对于一个管理器来说,它可以存储多个状态,自然也可以查看每个状态的具体信息。其中 active 状态由我们默认传入的状态初始化得到。

>>> simgr.active
[<SimState @ 0x401670>]
>>> simgr.active[0].regs.rip                 # new and exciting!
<BV64 0x1020300>
>>> state.regs.rip                           # still the same!
<BV64 0x401670>

执行

执行一个基本块,这并不会修改最初的时候传入的状态。

>>> simgr.step()

# Step until the first symbolic branch
>>> while len(simgr.active) == 1:
...    simgr.step()

>>> simgr
<SimulationManager with 2 active>
>>> simgr.active
[<SimState @ 0x400692>, <SimState @ 0x400699>]
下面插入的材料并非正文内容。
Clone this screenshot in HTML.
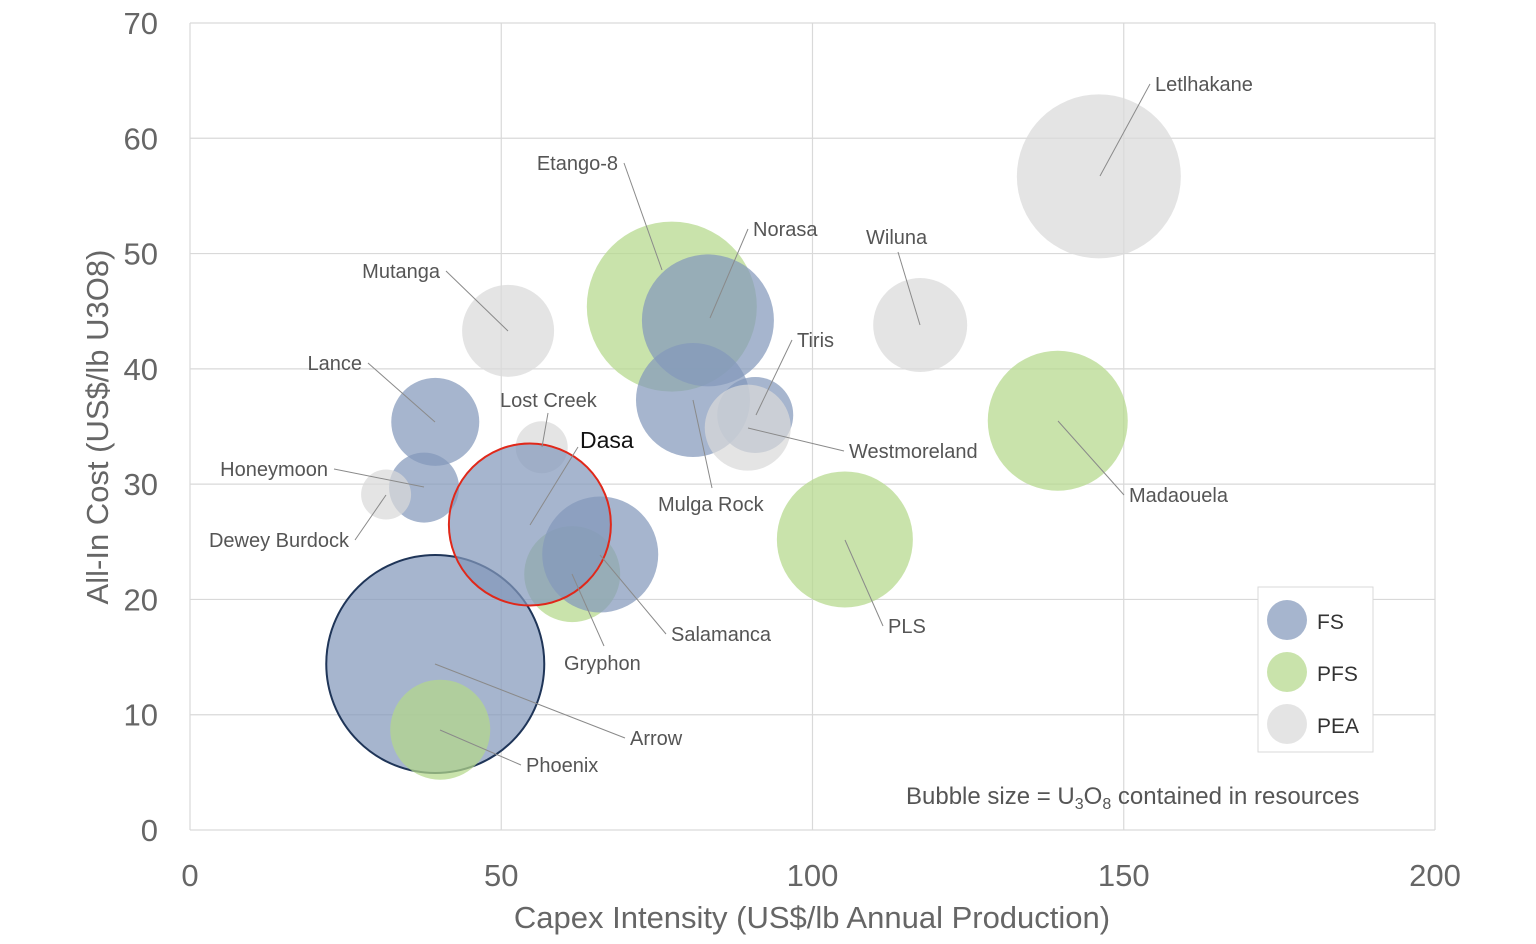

# Step until everything terminates
>>> simgr.run()
>>> simgr
<SimulationManager with 3 deadended>

Stash Management

>>> simgr.move(from_stash='deadended', to_stash='authenticated', filter_func=lambda s: 'Welcome' in s.posix.dumps(1))
>>> simgr
<SimulationManager with 2 authenticated, 1 deadended>
>>> for s in simgr.deadended + simgr.authenticated:
...     print hex(s.addr)
0x1000030
0x1000078
0x1000078
# If you prepend the name of a stash with one_, you will be given the first state in the stash. 
>>> simgr.one_deadended
<SimState @ 0x1000030>
#  If you prepend the name of a stash with mp_, you will be given a mulpyplexed version of the stash.
>>> simgr.mp_authenticated
MP([<SimState @ 0x1000078>, <SimState @ 0x1000078>])
>>> simgr.mp_authenticated.posix.dumps(0)
MP(['\x00\x00\x00\x00\x00\x00\x00\x00\x00SOSNEAKY\x00',
    '\x00\x00\x00\x00\x00\x00\x00\x00\x00S\x80\x80\x80\x80@\x80@\x00'])

explore!!!!

寻找到达指定地址时程序的状态。 一般会有一个find参数

对于找到的状态会放在 find 对应的 store 中。

同时,也可以在explore中添加avoid条件,即避免 angr 探索这些对应的地址。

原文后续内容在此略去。